Comentario
La vida de Diego Rodríguez de Silva Velázquez, genio universal, estuvo marcada por dos procesos que el artista vivió en paralelo: el humano, de constante promoción social, y el profesional, como pintor y arquitecto decorador al servicio de Felipe IV.
El arco estético descrito por la pintura de Velázquez desde el naturalismo claroscurista de su etapa sevillana, que materializa los elementos compositivos, hasta su obra posterior a 1630, sumida en un febril proceso desmaterializador de pintura de manchas y exquisita capacidad para captar en la retina las más leves esencias de los seres o del aire, le han convertido en el pintor puro por antonomasia, que entiende cualquier tema como pintura, sin mirar ni la imagen, ni el argumento de ejemplar sentido moralizante.
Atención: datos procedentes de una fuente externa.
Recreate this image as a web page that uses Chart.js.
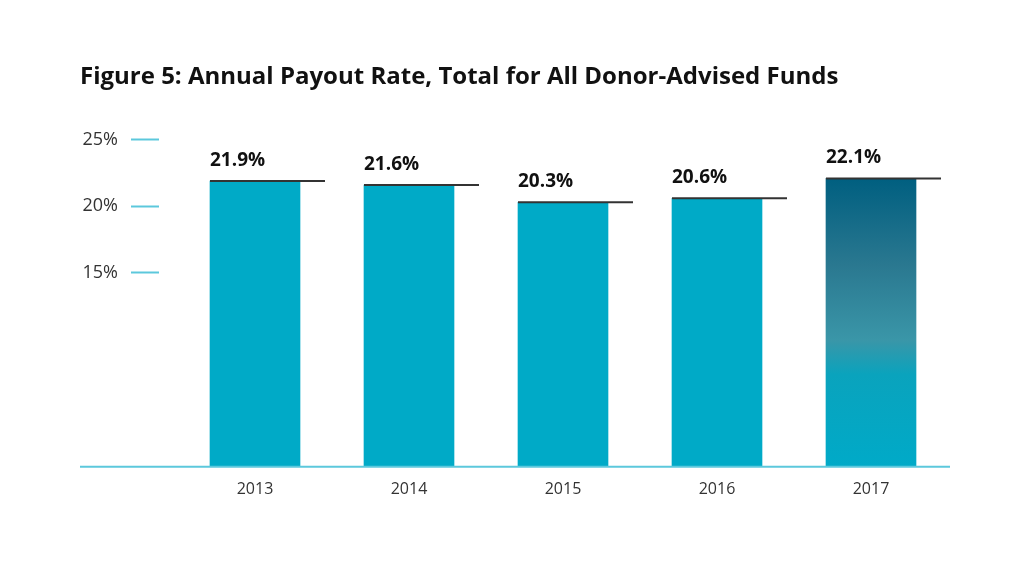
<!DOCTYPE html>
<html>
<head>
<meta charset="utf-8">
<script src="https://cdn.jsdelivr.net/npm/chart.js@4/dist/chart.umd.min.js"></script>
<style>
  html, body { margin: 0; padding: 0; background: #ffffff; }
  #wrap { width: 1024px; height: 565px; }
</style>
</head>
<body>
<div id="wrap"><canvas id="c" width="1024" height="565"></canvas></div>
<script>
const titleText = "Figure 5: Annual Payout Rate, Total for All Donor-Advised Funds";
const categories = ["2013", "2014", "2015", "2016", "2017"];
const payoutRate = [21.9, 21.6, 20.3, 20.6, 22.1];
const yTickValues = [15, 20, 25];

const barColor = "#00aac7";
const axisColor = "#5cc8dc";

function barFill(ctx) {
  if (ctx.type !== "data") return barColor;
  if (ctx.dataIndex !== categories.length - 1) return barColor;
  const chart = ctx.chart;
  const ys = chart.scales && chart.scales.y;
  if (!chart.chartArea || !ys) return barColor;
  const top = ys.getPixelForValue(ctx.raw);
  const bottom = chart.chartArea.bottom;
  const g = chart.ctx.createLinearGradient(0, top, 0, bottom);
  g.addColorStop(0, "#005f80");
  g.addColorStop(0.3, "#2a7890");
  g.addColorStop(0.56, "#3a96a8");
  g.addColorStop(0.68, "#0aa3bd");
  g.addColorStop(1, "#00aac8");
  return g;
}

const decorPlugin = {
  id: "decor",
  afterDatasetsDraw(chart) {
    const ctx = chart.ctx;
    const meta = chart.getDatasetMeta(0);
    const ys = chart.scales.y;
    ctx.save();
    ctx.strokeStyle = axisColor;
    ctx.lineWidth = 2;
    ctx.beginPath();
    ctx.moveTo(ys.left, chart.chartArea.bottom);
    ctx.lineTo(chart.chartArea.right + 2, chart.chartArea.bottom);
    ctx.stroke();
    meta.data.forEach((el, i) => {
      const left = el.x - el.width / 2;
      const right = el.x + el.width / 2;
      ctx.strokeStyle = "#333333";
      ctx.lineWidth = 2;
      ctx.beginPath();
      ctx.moveTo(left, el.y);
      ctx.lineTo(right + 25, el.y);
      ctx.stroke();
      ctx.fillStyle = "#111111";
      ctx.font = "bold 19px 'Open Sans', sans-serif";
      ctx.textAlign = "left";
      ctx.textBaseline = "alphabetic";
      ctx.fillText(payoutRate[i].toFixed(1) + "%", left, el.y - 15);
    });
    ctx.restore();
  }
};

new Chart(document.getElementById("c"), {
  type: "bar",
  data: {
    labels: categories,
    datasets: [{
      data: payoutRate,
      backgroundColor: barFill,
      borderWidth: 0,
      barThickness: 90
    }]
  },
  plugins: [decorPlugin],
  options: {
    responsive: false,
    animation: false,
    layout: { padding: { left: 80, right: 76, top: 0, bottom: 53 } },
    plugins: {
      legend: { display: false },
      tooltip: { enabled: false },
      title: {
        display: true,
        text: titleText,
        align: "start",
        color: "#111111",
        font: { family: "'Open Sans', sans-serif", size: 24, weight: "bold" },
        padding: { top: 63, bottom: 48 }
      }
    },
    scales: {
      x: {
        grid: { display: false, drawTicks: false },
        border: { display: false },
        ticks: {
          color: "#333333",
          padding: 13,
          font: { family: "'Open Sans', sans-serif", size: 16 }
        }
      },
      y: {
        min: 0.43,
        max: 25,
        afterBuildTicks(scale) {
          scale.ticks = yTickValues.map(v => ({ value: v }));
        },
        afterFit(scale) { scale.width = 98; },
        grid: {
          display: true,
          drawOnChartArea: false,
          drawTicks: true,
          tickLength: 47,
          tickColor: axisColor,
          tickWidth: 2,
          tickBorderDash: [28, 60]
        },
        border: { display: false },
        ticks: {
          color: "#333333",
          padding: 13,
          font: { family: "'Open Sans', sans-serif", size: 18 },
          callback: v => v + "%"
        }
      }
    }
  }
});
</script>
</body>
</html>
El más genial de nuestros pintores del Siglo de Oro resume así toda la aportación española al arte universal, por su facilidad misma para ir plasmando con frescura sobre el lienzo las ideas que fluyen de la mente, sin acusar esfuerzo, con trazo tan leve como preciso, hasta dotar de realidad a la apariencia.
Como persona, la información sobre su vida, privada o pública, es insuficiente para satisfacer las múltiples lagunas sobre la intimidad personal. De la extremada reserva surgen con frecuencia comportamientos aparentemente contradictorios: discretos, acomodaticios o caprichosos, asentados sólidamente en la autoestima personal. De modesto origen sevillano, Velázquez fue superando las serviles barreras del oficio de pintor, aprendido junto con la preparación intelectual más sólida que podía obtenerse en Sevilla a comienzos del siglo XVII. Su maestro Francisco Pacheco no fue buen pintor, pero sí un discreto teórico, cuyos intereses humanistas transmitió a sus discípulos. Gracias a esta formación, Velázquez fue ocupando cargos y honores en la corte de Felipe IV, hasta llegar a transformar su status social mediante el privilegio real de hidalguía y la concesión del hábito de la Orden de Santiago, que orgullosamente lució tan pronto como pudo.
Las dos facetas profesional y humana, de pintor y cortesano, funcionaron en Velázquez como él actuó sobre su pintura, creando un todo indiscutible, atmosférico, donde se capta antes el conjunto vitalista y acompasado del éxito, labrado con increíble firmeza -incluso desafiando al Rey que llegó a escribir de su pintor: "Me ha engañado muchas veces"-, que los detalles mínimos de quien aparentemente es el pintor español mejor conocido. Esto hace de Velázquez un caso único, que trabajó muy cómodamente en la España del siglo XVII sirviendo exclusivamente a Felipe IV. La sutil actividad del mecenazgo regio, protector pero no exigente, fue desempeñada por Felipe IV con Velázquez como un juego de mutuos intereses compenetrados. El título de Pintor del Rey fue desbordándose con otras ocupaciones de agente artístico, comprador de obras de arte para la colección real en Italia, mentor de programas decorativos o arquitecto decorador en los palacios reales.
Se ha dicho muchas veces, con ese modo de explicación generacional que intenta aproximar y relacionar la vida de artistas pertenecientes a ambientes distantes entre sí, que Velázquez forma parte de los grandes maestros del Barroco (Bernini, Rembrandt, Poussin, Van Dyck) que nacieron al despuntar el siglo XVII.